大学では学園祭実行委員会に入っていました。その頃からみんなでイベントを作り上げる達成感が好きで、BHEで多数開催している就活イベントなどの準備や運営を今でも楽しんでいます。また、筑波大学でウクライナからの避難学生を受け入れた時には、想定より避難期間が長引いたので、日本での暮らしや就学だけでなく、進学や就職のサポートも行う必要が生じました。その際には、インターンシップでお世話になったJICAに連絡をして協力してもらいました。さまざまな経験はその時々では点かもしれないけれど、いつか繋がっていくことを実感しています。
―これからの目標はありますか?
年に一回、大学院博士後期課程学生が自身の研究内容を発表する場を設けているのですが、今後は人が集まる駅やスーパーマーケットなどにもお知らせのポスターを掲示する予定です。つくば市内の子どもたちが大学院生の研究を知るきっかけにして、「こんなお兄さん、お姉さんみたいになりたいな」思ってもらえたら嬉しいです。
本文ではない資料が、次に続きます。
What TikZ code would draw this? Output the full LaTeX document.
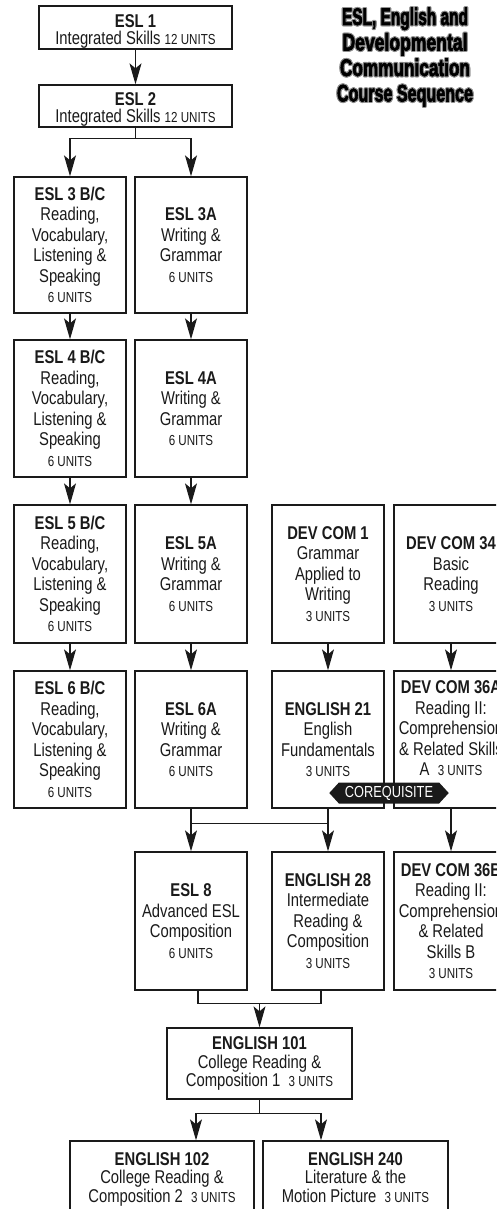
\documentclass[tikz,border=0pt]{standalone}
\usepackage{fontspec}
\usepackage{graphicx}
\setmainfont{Liberation Sans}[FakeStretch=0.8]
\newfontfamily\titlefont{Liberation Sans}[FakeBold=3]
\usetikzlibrary{arrows.meta,shapes.symbols,calc}
\definecolor{ink}{HTML}{1A1A1A}
\definecolor{halo}{HTML}{909090}
\newcommand\un[1]{{\fontsize{14.5}{14.5}\selectfont #1}}
\newcommand\rvls[1]{\textbf{#1}\\Reading,\\Vocabulary,\\Listening \&\\Speaking\\\un{6 UNITS}}
\newcommand\wgr[1]{\textbf{#1}\\Writing \&\\Grammar\\\un{6 UNITS}}
\newcommand\tline[2]{\resizebox{#1pt}{\height}{\titlefont\bfseries #2}}
\begin{document}
\begin{tikzpicture}[x=1pt,y=-1pt,
  box/.style={draw=ink,line width=1.3pt,inner sep=0pt,minimum width=112pt,minimum height=137pt},
  txt/.style={inner sep=0pt,align=center,text=ink,font=\fontsize{18.5}{20.5}\selectfont},
  wtxt/.style={txt,font=\fontsize{18.5}{18.5}\selectfont},
  stxt/.style={txt,font=\fontsize{18.5}{17}\selectfont},
  arr/.style={draw=ink,line width=1.3pt,-{Stealth[length=21pt,width=12pt,inset=5pt]}},
  ln/.style={draw=ink,line width=1.3pt},
  coreq/.style={shape=signal,signal to=east and west,signal pointer angle=95,fill=ink,text=white,
    minimum width=114pt,minimum height=21pt,inner xsep=6pt,inner ysep=2pt,font=\fontsize{16}{16}\selectfont},
  ttl/.style={inner sep=0pt,anchor=base,font=\fontsize{24}{24}\selectfont}]
\useasboundingbox (0,0) rectangle (496,1209);
\clip (0,0) rectangle (496,1209);
\fill[white] (0,0) rectangle (496,1209);

% title
\foreach \w/\t/\yy [count=\i] in {126/{ESL, English and}/25,125/{Developmental}/50.5,130/{Communication}/76,136/{Course Sequence}/101.5}{
  \foreach \dx/\dy in {1.1/0,-1.1/0,0/1.1,0/-1.1,0.8/0.8,-0.8/0.8,0.8/-0.8,-0.8/-0.8}{
    \node[ttl,text=halo] at ($(405,\yy)+(\dx,\dy)$) {\tline{\w}{\t}};
  }
  \node[ttl,text=black] (title\i) at (405,\yy) {\tline{\w}{\t}};
}

% boxes
\node[box,minimum width=193pt,minimum height=43pt] (esl1) at (135.5,27.5) {};
\node[box,minimum width=193pt,minimum height=42pt] (esl2) at (135.5,106) {};
\node[box,minimum height=136pt] (esl3bc) at (70,245) {};
\node[box,minimum height=136pt] (esl3a) at (191,245) {};
\node[box] (esl4bc) at (70,408.5) {};
\node[box] (esl4a) at (191,408.5) {};
\node[box,minimum height=138pt] (esl5bc) at (70,574) {};
\node[box,minimum height=138pt] (esl5a) at (191,574) {};
\node[box,minimum height=138pt] (dev1) at (328,574) {};
\node[box,minimum height=138pt,minimum width=114pt] (dev34) at (451,574) {};
\node[box] (esl6bc) at (70,739.5) {};
\node[box] (esl6a) at (191,739.5) {};
\node[box] (eng21) at (328,739.5) {};
\node[box,minimum width=114pt] (dev36a) at (451,739.5) {};
\node[box,minimum height=138pt] (esl8) at (191,921) {};
\node[box,minimum height=138pt] (eng28) at (328,921) {};
\node[box,minimum height=138pt,minimum width=114pt] (dev36b) at (451,921) {};
\node[box,minimum width=185pt,minimum height=71pt] (eng101) at (259.5,1063.5) {};
\node[box,minimum width=184pt,minimum height=89pt] (eng102) at (162,1185.5) {};
\node[box,minimum width=185pt,minimum height=89pt] (eng240) at (355.5,1185.5) {};

% texts
\node[stxt] (tesl1) at ($(esl1.center)+(0,4)$) {\textbf{ESL 1}\\Integrated Skills \un{12 UNITS}};
\node[stxt] (tesl2) at ($(esl2.center)+(0,3.5)$) {\textbf{ESL 2}\\Integrated Skills \un{12 UNITS}};
\node[txt] (tesl3bc) at (esl3bc.center) {\rvls{ESL 3 B/C}};
\node[txt] (tesl3a) at (esl3a.center) {\wgr{ESL 3A}};
\node[txt] (tesl4bc) at (esl4bc.center) {\rvls{ESL 4 B/C}};
\node[txt] (tesl4a) at (esl4a.center) {\wgr{ESL 4A}};
\node[txt] (tesl5bc) at (esl5bc.center) {\rvls{ESL 5 B/C}};
\node[txt] (tesl5a) at (esl5a.center) {\wgr{ESL 5A}};
\node[txt] (tdev1) at (dev1.center) {\textbf{DEV COM 1}\\Grammar\\Applied to\\Writing\\\un{3 UNITS}};
\node[txt] (tdev34) at (dev34.center) {\textbf{DEV COM 34}\\Basic\\Reading\\\un{3 UNITS}};
\node[txt] (tesl6bc) at (esl6bc.center) {\rvls{ESL 6 B/C}};
\node[txt] (tesl6a) at (esl6a.center) {\wgr{ESL 6A}};
\node[txt] (teng21) at (eng21.center) {\textbf{ENGLISH 21}\\English\\Fundamentals\\\un{3 UNITS}};
\node[txt] (tdev36a) at ($(dev36a.center)+(0,-11)$) {\textbf{DEV COM 36A}\\Reading II:\\Comprehension\\\& Related Skills\\A\ \ \un{3 UNITS}};
\node[txt] (tesl8) at (esl8.center) {\textbf{ESL 8}\\Advanced ESL\\Composition\\\un{6 UNITS}};
\node[txt] (teng28) at (eng28.center) {\textbf{ENGLISH 28}\\Intermediate\\Reading \&\\Composition\\\un{3 UNITS}};
\node[txt] (tdev36b) at (dev36b.center) {\textbf{DEV COM 36B}\\Reading II:\\Comprehension\\\& Related\\Skills B\\\un{3 UNITS}};
\node[wtxt] (teng101) at (eng101.center) {\textbf{ENGLISH 101}\\College Reading \&\\Composition 1\ \ \un{3 UNITS}};
\node[wtxt,anchor=north] (teng102) at ($(eng102.north)+(0,12)$) {\textbf{ENGLISH 102}\\College Reading \&\\Composition 2\ \ \un{3 UNITS}};
\node[wtxt,anchor=north] (teng240) at ($(eng240.north)+(0,12)$) {\textbf{ENGLISH 240}\\Literature \& the\\Motion Picture\ \ \un{3 UNITS}};

% connectors
\draw[arr] (esl1.south) -- (esl2.north);
\coordinate (s2) at ($(esl2.south)+(0,11)$);
\draw[ln] (esl2.south) -- (s2);
\draw[arr] (s2) -| (esl3bc.north);
\draw[arr] (s2) -| (esl3a.north);
\draw[arr] (esl3bc.south) -- (esl4bc.north);
\draw[arr] (esl3a.south) -- (esl4a.north);
\draw[arr] (esl4bc.south) -- (esl5bc.north);
\draw[arr] (esl4a.south) -- (esl5a.north);
\draw[arr] (esl5bc.south) -- (esl6bc.north);
\draw[arr] (esl5a.south) -- (esl6a.north);
\draw[arr] (dev1.south) -- (eng21.north);
\draw[arr] (dev34.south) -- (dev36a.north);
\coordinate (j6) at ($(esl6a.south)+(0,15)$);
\draw[ln] (esl6a.south |- j6) -- (eng21.south |- j6);
\draw[arr] (esl6a.south) -- (esl8.north);
\draw[arr] (eng21.south) -- (eng28.north);
\draw[arr] (dev36a.south) -- (dev36b.north);
\coordinate (j7a) at ($(esl8.south)+(7,13)$);
\coordinate (j7b) at ($(eng28.south)+(-7,13)$);
\draw[ln] ($(esl8.south)+(7,0)$) -- (j7a) -- (j7b) -- ($(eng28.south)+(-7,0)$);
\draw[arr] (eng101.north |- j7a) -- (eng101.north);
\coordinate (j8) at ($(eng101.south)+(0,14)$);
\draw[ln] (eng101.south) -- (j8);
\draw[arr] (j8) -| ($(eng102.north)+(34,0)$);
\draw[arr] (j8) -| ($(eng240.north)+(-34.5,0)$);

\node[coreq] (coreq) at (389,793) {COREQUISITE};
\end{tikzpicture}
\end{document}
―研究者を目指す若い世代にメッセージをお願いします。
知らなかったことを知っても、また分からないことが出てくるという繰り返しが、研究のおもしろいところだと思います。つくば市には研究所がたくさんあって、世界中から多様な分野の研究者が集まっています。DEIの社会実験に参加している気持ちになれます。身近に研究者がいる環境は貴重だと思うので、ぜひ興味をもってほしいです。また、自分にとって当たり前のことが、時と場によって意外な強みになることを、JICAで日本語を理由に採用された時に実感しました。「自分はこんなことしかできない」と思っていても、その「こんなこと」がキャリア形成に繋がるかもしれないことを伝えたいです。